The tabling of Bill C-291 comes two weeks ahead of when Vermont’s mandatory labelling law is set to take effect. Starting July 1, Vermont law will require many companies using GM crops to disclose that information on labels.
“This movement that we’ve seen in Vermont is here in Canada too, and there’s a similar push from Canadian consumers,” Chopra said.
A news release issued by the NDP noted that for 10 years, surveys have shown that nearly 90 percent of Canadians support the labelling of GM food. Campbell Soup Co., General Mills and Kellogg’s, among others, have introduced GM-labelling on US products ahead of July 1.
Rob Saik, chief executive officer of Agri-Trend, a farm management and consulting firm, said this is a preventive measure from big companies because they haven’t seen a definitive rejection of labelling movements in the United States. Saik expects the labelling requirements to have a U.S.-wide impact because it’s difficult to manufacture individual products for consumption solely in Vermont.
“You can’t just instantly start slapping on GMO stickers to sell into Vermont,” he said. “This state that has something like half a million people in it is starting to cause major issues in the United States,” he added.
Saik said anti-GMO activism has given biotechnology negative connotations and called mandatory labelling fear-generated because research shows GM food is safe to eat.
“It will generally result in the public not buying because of the GMO label,” Saik said.
Recent research from the National Academy of Sciences has determined that GMOs are fit for human consumption.
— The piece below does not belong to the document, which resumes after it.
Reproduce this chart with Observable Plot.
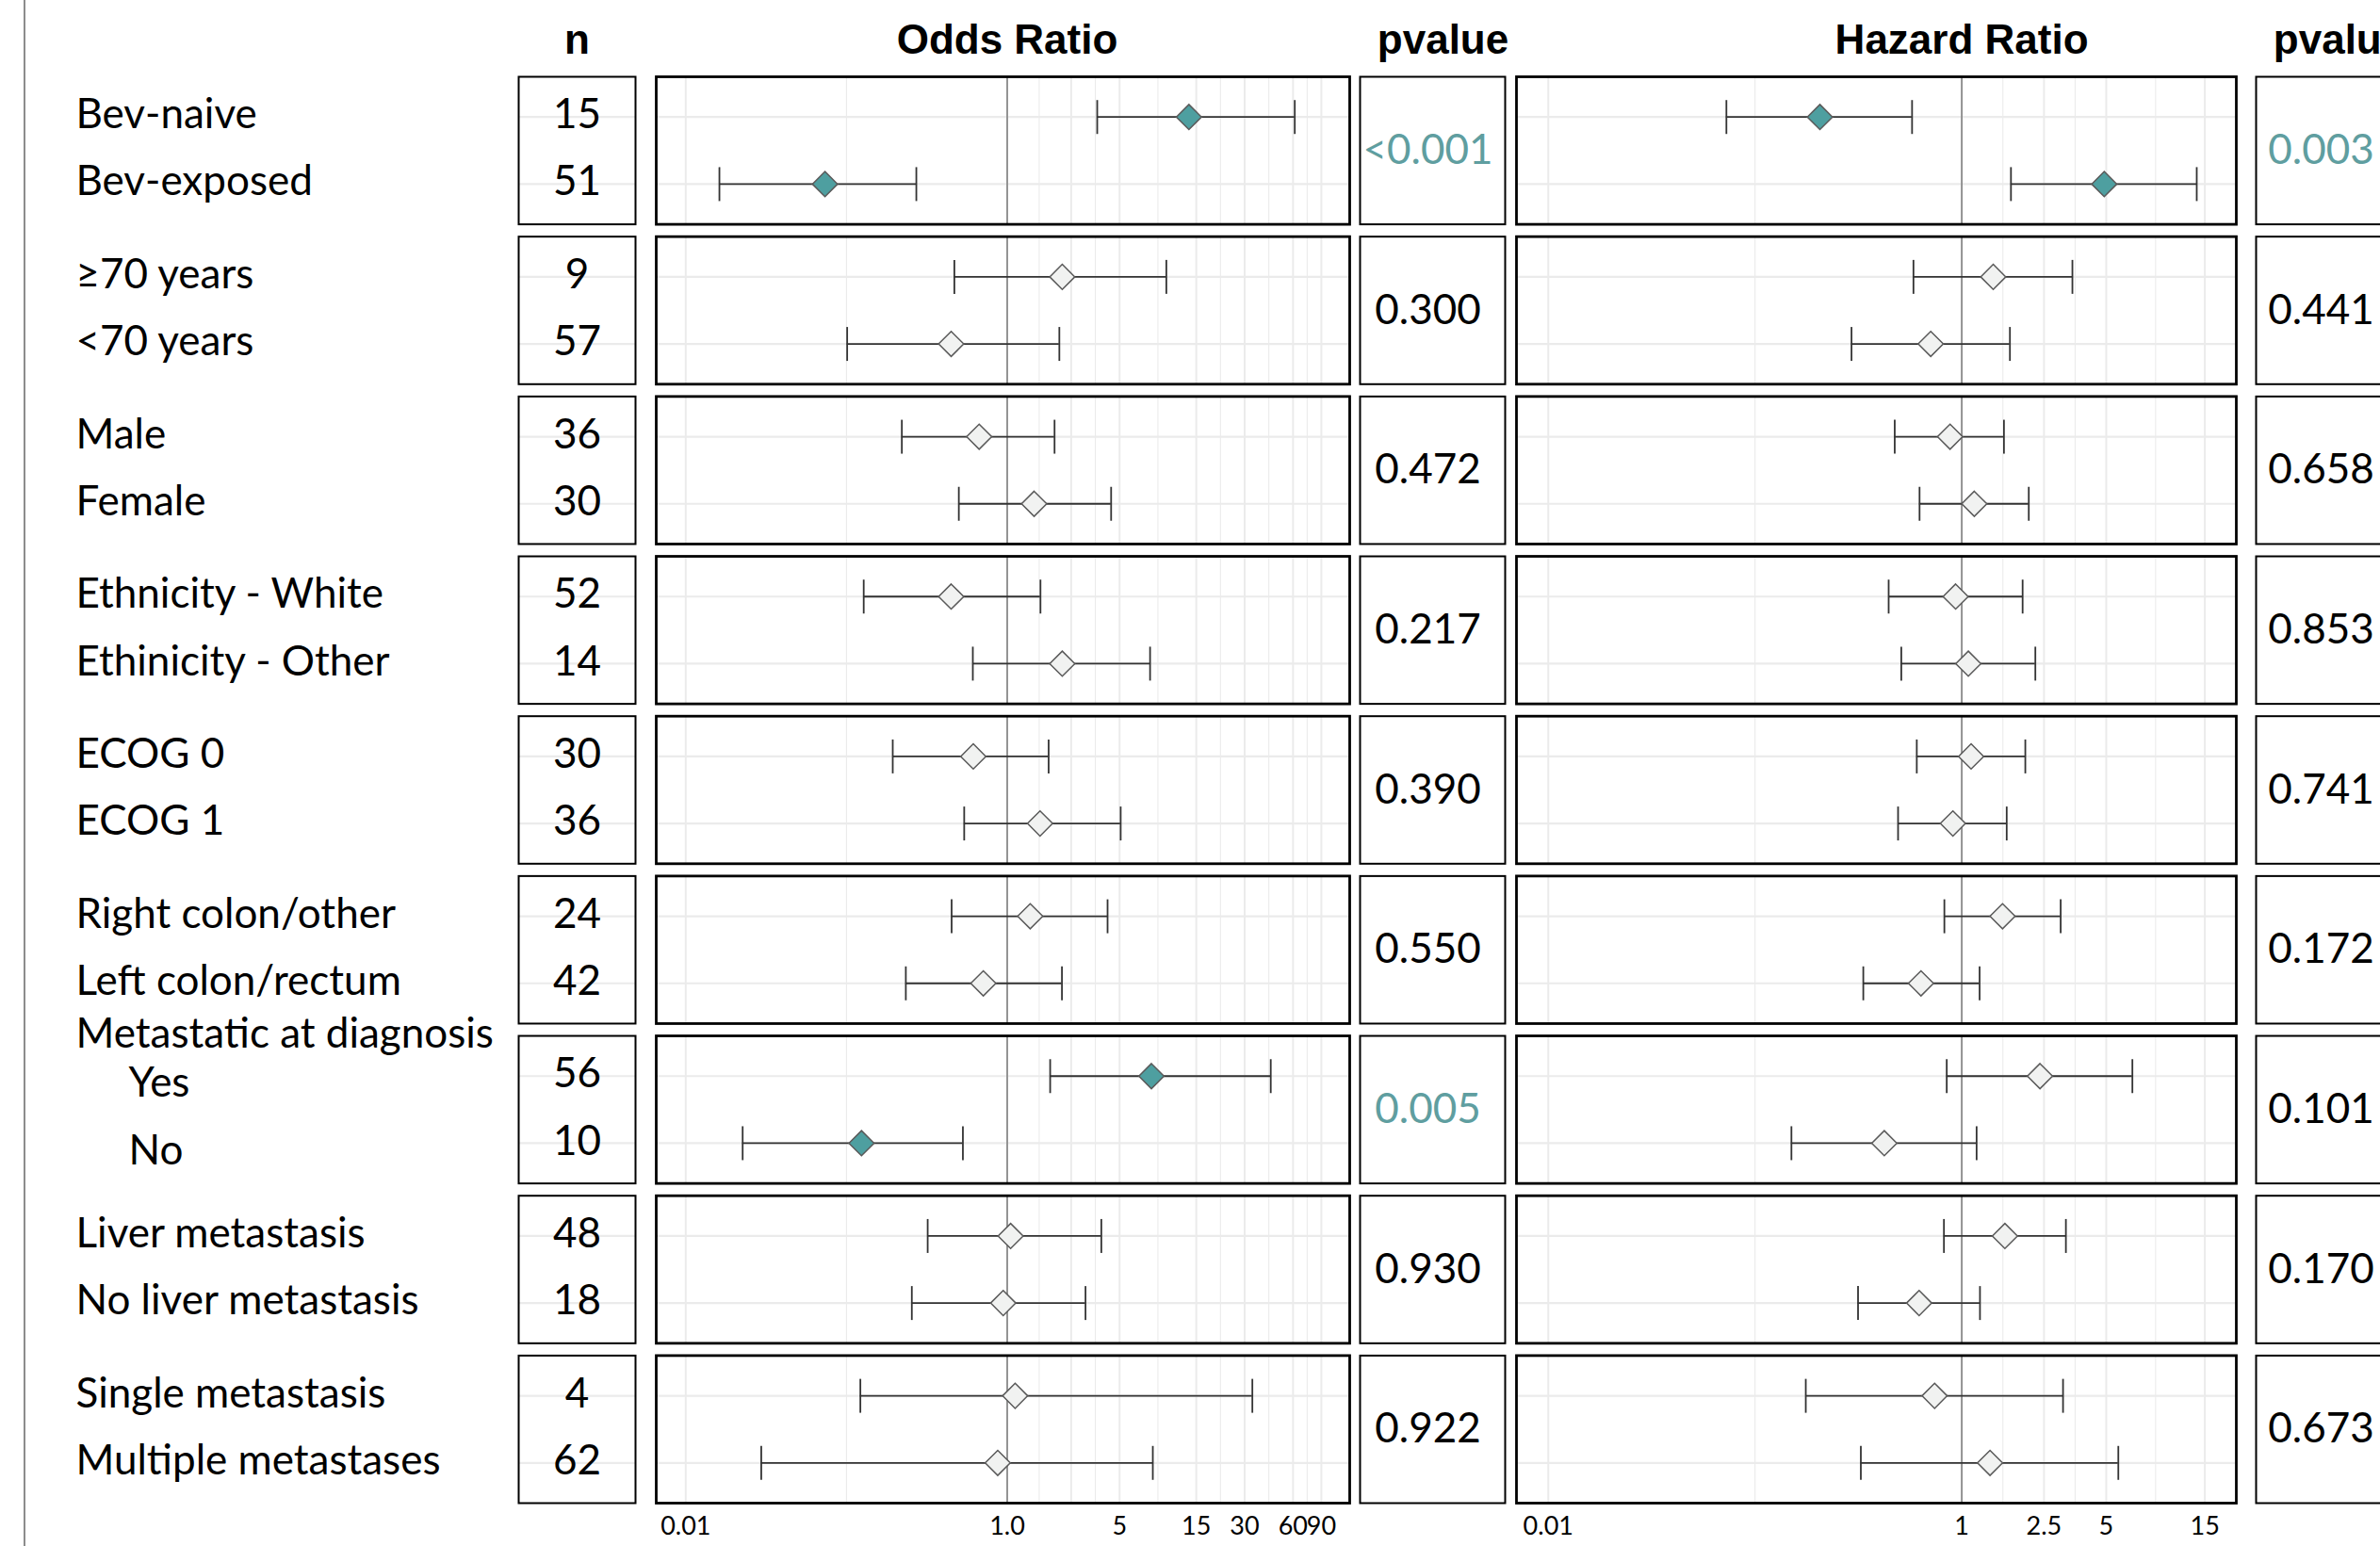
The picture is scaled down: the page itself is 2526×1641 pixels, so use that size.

The multi-year report pointed out that GMO critics are concerned about possible adverse effects on human health, the environment and ethical considerations.
GM crops have been in the market for about 20 years — having been introduced commercially in the 1990s — which Chopra said isn’t long enough to fully measure cause-and-effect. Canada’s current regulations do not require any GM labelling and assess each crop based on its merits, reviewing new crops or phenotypes on a novel-trait basis.